Great success for Korolev, but he remained cautious. As the soon-to-be-familiar beeps were picked up over the Kamchatka target area, Korolev held out that they could still be mistaken. They weren’t. After the second full orbit, the State Commission Chairman telephoned Premier Khrushchev.

What happened next is, of course, well documented. While opening the doors for such successful projects like Apollo and Voyager, moon landings, and not so successful ones like Reagan’s inglorious “Star Wars” project, the matter of the fate of the Earth inevitably turned downward––toward ways of utilizing space to defend countries while devising ways to destroy others––as the rest of the world’s collective gaze focused upward. The possibilities for nuclear annihilation from afar were now very real, and engineers on both sides of the Iron Curtain rushed to find new ways to exploit, and defend from, space. That ambition is still alive. As the New York Times reported, the Bush Administration is requesting $11 billion of next years budget to test antimissile systems, including funding for something called a Space Test Bed, projected to cost $300 million.
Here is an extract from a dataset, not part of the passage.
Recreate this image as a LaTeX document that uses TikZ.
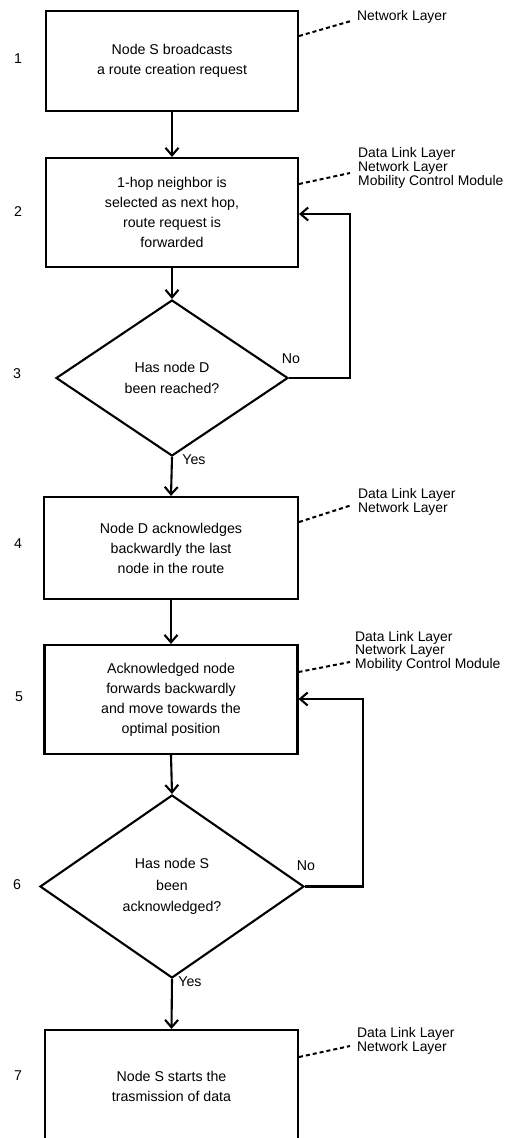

There still exists the desire to colonize our Moon and Mars, in perhaps fulfillment of the Biblical prophecy that the meek will inherit the Earth once the rich and powerful are finished abusing it. But on this day, the fiftieth anniversary of sending a tiny, fragile sphere into space it’s important to remember that, amongst the 20/20 hindsight of just what Sputnik launched into the frontiers of military and civilian imaginations, it burned up and disintegrated ninety days later.